-- start of Supplied data --
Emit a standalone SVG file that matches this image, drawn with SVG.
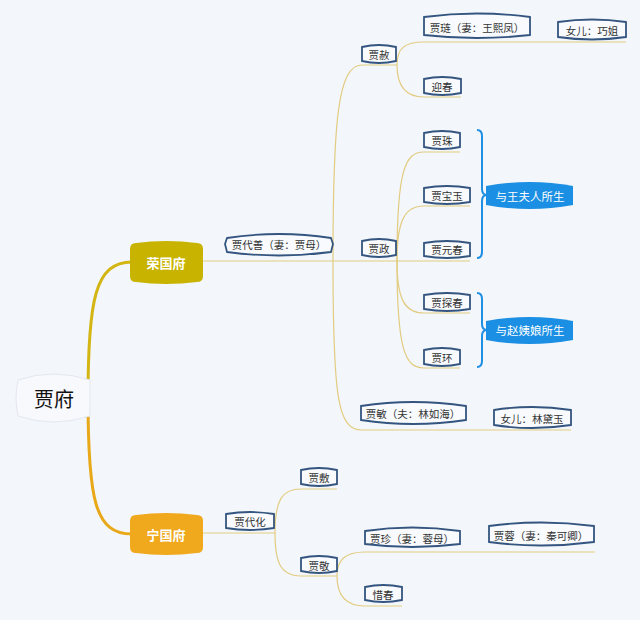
<svg xmlns="http://www.w3.org/2000/svg" width="640" height="620" viewBox="0 0 640 620">
<defs>
<style>
.bg{fill:#f3f6fb}
.box{fill:#f8fafd;stroke:#34557f;stroke-width:1.8}
.t{font-family:"Noto Sans CJK SC","Liberation Sans",sans-serif;font-size:10.5px;fill:#333;text-anchor:middle;dominant-baseline:central}
.w{font-family:"Noto Sans CJK SC","Liberation Sans",sans-serif;font-size:13px;fill:#fff;text-anchor:middle;dominant-baseline:central;font-weight:bold}
.b{font-family:"Noto Sans CJK SC","Liberation Sans",sans-serif;font-size:11.5px;fill:#fff;text-anchor:middle;dominant-baseline:central}
.ln{fill:none;stroke:#e2cc80;stroke-width:1.2}
.br{fill:none;stroke:#1e8fe3;stroke-width:2}
</style>
</defs>
<rect class="bg" x="0" y="0" width="640" height="620"/>
<g id="connectors">
<path d="M88,398 C88,300 95,262 132,262" fill="none" stroke="#d3b614" stroke-width="3"/>
<path d="M88,398 C88,500 95,534 132,534" fill="none" stroke="#e8a818" stroke-width="3"/>
<path class="ln" d="M203,261 L470,261"/>
<path class="ln" d="M333,261 C333,120 338,65 362,65 L397,65"/>
<path class="ln" d="M333,261 C333,400 338,430 362,430 L571,430"/>
<path class="ln" d="M397,65 C397,48 405,42 424,42 L626,42"/>
<path class="ln" d="M397,65 C397,85 405,97 424,97 L461,97"/>
<path class="ln" d="M397,261 C397,170 405,152 424,152 L460,152"/>
<path class="ln" d="M397,261 C397,220 405,206 424,206 L470,206"/>
<path class="ln" d="M397,261 C397,300 405,313 424,313 L470,313"/>
<path class="ln" d="M397,261 C397,350 405,368 424,368 L460,368"/>
<path class="ln" d="M203,533 L275,533"/>
<path class="ln" d="M275,533 C275,500 282,489 301,489 L337,489"/>
<path class="ln" d="M275,533 C275,565 282,576 301,576 L337,576"/>
<path class="ln" d="M337,576 C337,560 345,552 365,552 L595,552"/>
<path class="ln" d="M337,576 C337,595 345,606 365,606 L402,606"/>
<path class="br" d="M477,130 Q482,130 482,136 L482,189 Q482,195 487,195 Q482,195 482,201 L482,252 Q482,258 477,258"/>
<path class="br" d="M477,293 Q482,293 482,299 L482,324 Q482,330 487,330 Q482,330 482,336 L482,361 Q482,367 477,367"/>
</g>
<g id="root">
<path d="M18,380 Q53,368 90,380 L90,416 Q53,428 18,416 Q14,398 18,380 Z" fill="#f8f9fd" stroke="#e3e7f0" stroke-width="1"/>
<text x="54" y="398" font-family="Noto Sans CJK SC,sans-serif" font-size="20" fill="#111" text-anchor="middle" dominant-baseline="central">贾府</text>
</g>
<g id="rongguofu">
<path d="M130,249 Q130,243 136,243 Q166,239 197,243 Q203,243 203,249 L203,276 Q203,282 197,282 Q166,286 136,282 Q130,282 130,276 Z" fill="#c8b400"/>
<text class="w" x="166" y="262">荣国府</text>
</g>
<g id="ningguofu">
<path d="M130,521 Q130,515 136,515 Q166,511 197,515 Q203,515 203,521 L203,547 Q203,553 197,553 Q166,557 136,553 Q130,553 130,547 Z" fill="#f0a81c"/>
<text class="w" x="166" y="534">宁国府</text>
</g>
<g id="jiadaishan">
<path class="box" d="M227,238 Q279,230 331,238 L333,244 L331,252 Q279,259 227,252 L225,244 Z"/>
<text class="t" x="279" y="244">贾代善（妻：贾母）</text>
</g>
<g id="jiashe">
<path class="box" d="M362,47 Q379,43 396,47 L396,61 Q379,65 362,61 Z"/>
<text class="t" x="379" y="54">贾赦</text>
</g>
<g id="jiazheng">
<path class="box" d="M362,241 Q379,237 396,241 L396,255 Q379,259 362,255 Z"/>
<text class="t" x="379" y="248">贾政</text>
</g>
<g id="jiamin">
<path class="box" d="M361,406 Q413,398 466,406 L466,420 Q413,428 361,420 Z"/>
<text class="t" x="413" y="413">贾敏（夫：林如海）</text>
</g>
<g id="linyu">
<path class="box" d="M494,410 Q532,404 571,410 L571,425 Q532,431 494,425 Z"/>
<text class="t" x="532" y="418">女儿：林黛玉</text>
</g>
<g id="jialian">
<path class="box" d="M424,17 Q477,10 530,17 L530,35 Q477,41 424,35 Z"/>
<text class="t" x="477" y="27">贾琏（妻：王熙凤）</text>
</g>
<g id="qiaojie">
<path class="box" d="M558,22 Q592,17 626,22 L626,37 Q592,42 558,37 Z"/>
<text class="t" x="592" y="30">女儿：巧姐</text>
</g>
<g id="yingchun">
<path class="box" d="M424,79 Q442,75 461,79 L461,93 Q442,97 424,93 Z"/>
<text class="t" x="442" y="86">迎春</text>
</g>
<g id="jiazhu">
<path class="box" d="M424,133 Q442,129 460,133 L460,147 Q442,151 424,147 Z"/>
<text class="t" x="442" y="140">贾珠</text>
</g>
<g id="baoyu">
<path class="box" d="M424,188 Q447,184 470,188 L470,202 Q447,206 424,202 Z"/>
<text class="t" x="447" y="195">贾宝玉</text>
</g>
<g id="yuanchun">
<path class="box" d="M424,243 Q447,239 470,243 L470,256 Q447,260 424,256 Z"/>
<text class="t" x="447" y="249">贾元春</text>
</g>
<g id="tanchun">
<path class="box" d="M424,295 Q447,291 470,295 L470,309 Q447,313 424,309 Z"/>
<text class="t" x="447" y="302">贾探春</text>
</g>
<g id="jiahuan">
<path class="box" d="M424,350 Q442,346 460,350 L460,364 Q442,368 424,364 Z"/>
<text class="t" x="442" y="357">贾环</text>
</g>
<g id="wangfuren">
<path d="M486,186 Q530,178 573,186 L573,205 Q530,213 486,205 Z" fill="#1a8fe3"/>
<text class="b" x="530" y="196">与王夫人所生</text>
</g>
<g id="zhaoyiniang">
<path d="M486,321 Q530,313 573,321 L573,340 Q530,348 486,340 Z" fill="#1a8fe3"/>
<text class="b" x="530" y="330">与赵姨娘所生</text>
</g>
<g id="jiadaihua">
<path class="box" d="M226,514 Q250,510 274,514 L274,528 Q250,532 226,528 Z"/>
<text class="t" x="250" y="521">贾代化</text>
</g>
<g id="jiafu2">
<path class="box" d="M301,470 Q319,466 337,470 L337,484 Q319,488 301,484 Z"/>
<text class="t" x="319" y="477">贾敷</text>
</g>
<g id="jiajing">
<path class="box" d="M301,558 Q319,554 337,558 L337,571 Q319,575 301,571 Z"/>
<text class="t" x="319" y="565">贾敬</text>
</g>
<g id="jiazhen">
<path class="box" d="M365,531 Q412,524 460,531 L460,544 Q412,550 365,544 Z"/>
<text class="t" x="412" y="538">贾珍（妻：蓉母）</text>
</g>
<g id="jiarong">
<path class="box" d="M489,526 Q541,519 594,526 L594,542 Q541,549 489,542 Z"/>
<text class="t" x="541" y="535">贾蓉（妻：秦可卿）</text>
</g>
<g id="xichun">
<path class="box" d="M365,587 Q383,583 402,587 L402,600 Q383,604 365,600 Z"/>
<text class="t" x="383" y="594">惜春</text>
</g>
</svg>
-- end of Supplied data --
Requirements >> Copy the listing word for word, excluding its pictures.

Task answer >>
Emit a standalone SVG file that matches this image, drawn with SVG.
<svg xmlns="http://www.w3.org/2000/svg" width="640" height="620" viewBox="0 0 640 620">
<defs>
<style>
.bg{fill:#f3f6fb}
.box{fill:#f8fafd;stroke:#34557f;stroke-width:1.8}
.t{font-family:"Noto Sans CJK SC","Liberation Sans",sans-serif;font-size:10.5px;fill:#333;text-anchor:middle;dominant-baseline:central}
.w{font-family:"Noto Sans CJK SC","Liberation Sans",sans-serif;font-size:13px;fill:#fff;text-anchor:middle;dominant-baseline:central;font-weight:bold}
.b{font-family:"Noto Sans CJK SC","Liberation Sans",sans-serif;font-size:11.5px;fill:#fff;text-anchor:middle;dominant-baseline:central}
.ln{fill:none;stroke:#e2cc80;stroke-width:1.2}
.br{fill:none;stroke:#1e8fe3;stroke-width:2}
</style>
</defs>
<rect class="bg" x="0" y="0" width="640" height="620"/>
<g id="connectors">
<path d="M88,398 C88,300 95,262 132,262" fill="none" stroke="#d3b614" stroke-width="3"/>
<path d="M88,398 C88,500 95,534 132,534" fill="none" stroke="#e8a818" stroke-width="3"/>
<path class="ln" d="M203,261 L470,261"/>
<path class="ln" d="M333,261 C333,120 338,65 362,65 L397,65"/>
<path class="ln" d="M333,261 C333,400 338,430 362,430 L571,430"/>
<path class="ln" d="M397,65 C397,48 405,42 424,42 L626,42"/>
<path class="ln" d="M397,65 C397,85 405,97 424,97 L461,97"/>
<path class="ln" d="M397,261 C397,170 405,152 424,152 L460,152"/>
<path class="ln" d="M397,261 C397,220 405,206 424,206 L470,206"/>
<path class="ln" d="M397,261 C397,300 405,313 424,313 L470,313"/>
<path class="ln" d="M397,261 C397,350 405,368 424,368 L460,368"/>
<path class="ln" d="M203,533 L275,533"/>
<path class="ln" d="M275,533 C275,500 282,489 301,489 L337,489"/>
<path class="ln" d="M275,533 C275,565 282,576 301,576 L337,576"/>
<path class="ln" d="M337,576 C337,560 345,552 365,552 L595,552"/>
<path class="ln" d="M337,576 C337,595 345,606 365,606 L402,606"/>
<path class="br" d="M477,130 Q482,130 482,136 L482,189 Q482,195 487,195 Q482,195 482,201 L482,252 Q482,258 477,258"/>
<path class="br" d="M477,293 Q482,293 482,299 L482,324 Q482,330 487,330 Q482,330 482,336 L482,361 Q482,367 477,367"/>
</g>
<g id="root">
<path d="M18,380 Q53,368 90,380 L90,416 Q53,428 18,416 Q14,398 18,380 Z" fill="#f8f9fd" stroke="#e3e7f0" stroke-width="1"/>
<text x="54" y="398" font-family="Noto Sans CJK SC,sans-serif" font-size="20" fill="#111" text-anchor="middle" dominant-baseline="central">贾府</text>
</g>
<g id="rongguofu">
<path d="M130,249 Q130,243 136,243 Q166,239 197,243 Q203,243 203,249 L203,276 Q203,282 197,282 Q166,286 136,282 Q130,282 130,276 Z" fill="#c8b400"/>
<text class="w" x="166" y="262">荣国府</text>
</g>
<g id="ningguofu">
<path d="M130,521 Q130,515 136,515 Q166,511 197,515 Q203,515 203,521 L203,547 Q203,553 197,553 Q166,557 136,553 Q130,553 130,547 Z" fill="#f0a81c"/>
<text class="w" x="166" y="534">宁国府</text>
</g>
<g id="jiadaishan">
<path class="box" d="M227,238 Q279,230 331,238 L333,244 L331,252 Q279,259 227,252 L225,244 Z"/>
<text class="t" x="279" y="244">贾代善（妻：贾母）</text>
</g>
<g id="jiashe">
<path class="box" d="M362,47 Q379,43 396,47 L396,61 Q379,65 362,61 Z"/>
<text class="t" x="379" y="54">贾赦</text>
</g>
<g id="jiazheng">
<path class="box" d="M362,241 Q379,237 396,241 L396,255 Q379,259 362,255 Z"/>
<text class="t" x="379" y="248">贾政</text>
</g>
<g id="jiamin">
<path class="box" d="M361,406 Q413,398 466,406 L466,420 Q413,428 361,420 Z"/>
<text class="t" x="413" y="413">贾敏（夫：林如海）</text>
</g>
<g id="linyu">
<path class="box" d="M494,410 Q532,404 571,410 L571,425 Q532,431 494,425 Z"/>
<text class="t" x="532" y="418">女儿：林黛玉</text>
</g>
<g id="jialian">
<path class="box" d="M424,17 Q477,10 530,17 L530,35 Q477,41 424,35 Z"/>
<text class="t" x="477" y="27">贾琏（妻：王熙凤）</text>
</g>
<g id="qiaojie">
<path class="box" d="M558,22 Q592,17 626,22 L626,37 Q592,42 558,37 Z"/>
<text class="t" x="592" y="30">女儿：巧姐</text>
</g>
<g id="yingchun">
<path class="box" d="M424,79 Q442,75 461,79 L461,93 Q442,97 424,93 Z"/>
<text class="t" x="442" y="86">迎春</text>
</g>
<g id="jiazhu">
<path class="box" d="M424,133 Q442,129 460,133 L460,147 Q442,151 424,147 Z"/>
<text class="t" x="442" y="140">贾珠</text>
</g>
<g id="baoyu">
<path class="box" d="M424,188 Q447,184 470,188 L470,202 Q447,206 424,202 Z"/>
<text class="t" x="447" y="195">贾宝玉</text>
</g>
<g id="yuanchun">
<path class="box" d="M424,243 Q447,239 470,243 L470,256 Q447,260 424,256 Z"/>
<text class="t" x="447" y="249">贾元春</text>
</g>
<g id="tanchun">
<path class="box" d="M424,295 Q447,291 470,295 L470,309 Q447,313 424,309 Z"/>
<text class="t" x="447" y="302">贾探春</text>
</g>
<g id="jiahuan">
<path class="box" d="M424,350 Q442,346 460,350 L460,364 Q442,368 424,364 Z"/>
<text class="t" x="442" y="357">贾环</text>
</g>
<g id="wangfuren">
<path d="M486,186 Q530,178 573,186 L573,205 Q530,213 486,205 Z" fill="#1a8fe3"/>
<text class="b" x="530" y="196">与王夫人所生</text>
</g>
<g id="zhaoyiniang">
<path d="M486,321 Q530,313 573,321 L573,340 Q530,348 486,340 Z" fill="#1a8fe3"/>
<text class="b" x="530" y="330">与赵姨娘所生</text>
</g>
<g id="jiadaihua">
<path class="box" d="M226,514 Q250,510 274,514 L274,528 Q250,532 226,528 Z"/>
<text class="t" x="250" y="521">贾代化</text>
</g>
<g id="jiafu2">
<path class="box" d="M301,470 Q319,466 337,470 L337,484 Q319,488 301,484 Z"/>
<text class="t" x="319" y="477">贾敷</text>
</g>
<g id="jiajing">
<path class="box" d="M301,558 Q319,554 337,558 L337,571 Q319,575 301,571 Z"/>
<text class="t" x="319" y="565">贾敬</text>
</g>
<g id="jiazhen">
<path class="box" d="M365,531 Q412,524 460,531 L460,544 Q412,550 365,544 Z"/>
<text class="t" x="412" y="538">贾珍（妻：蓉母）</text>
</g>
<g id="jiarong">
<path class="box" d="M489,526 Q541,519 594,526 L594,542 Q541,549 489,542 Z"/>
<text class="t" x="541" y="535">贾蓉（妻：秦可卿）</text>
</g>
<g id="xichun">
<path class="box" d="M365,587 Q383,583 402,587 L402,600 Q383,604 365,600 Z"/>
<text class="t" x="383" y="594">惜春</text>
</g>
</svg>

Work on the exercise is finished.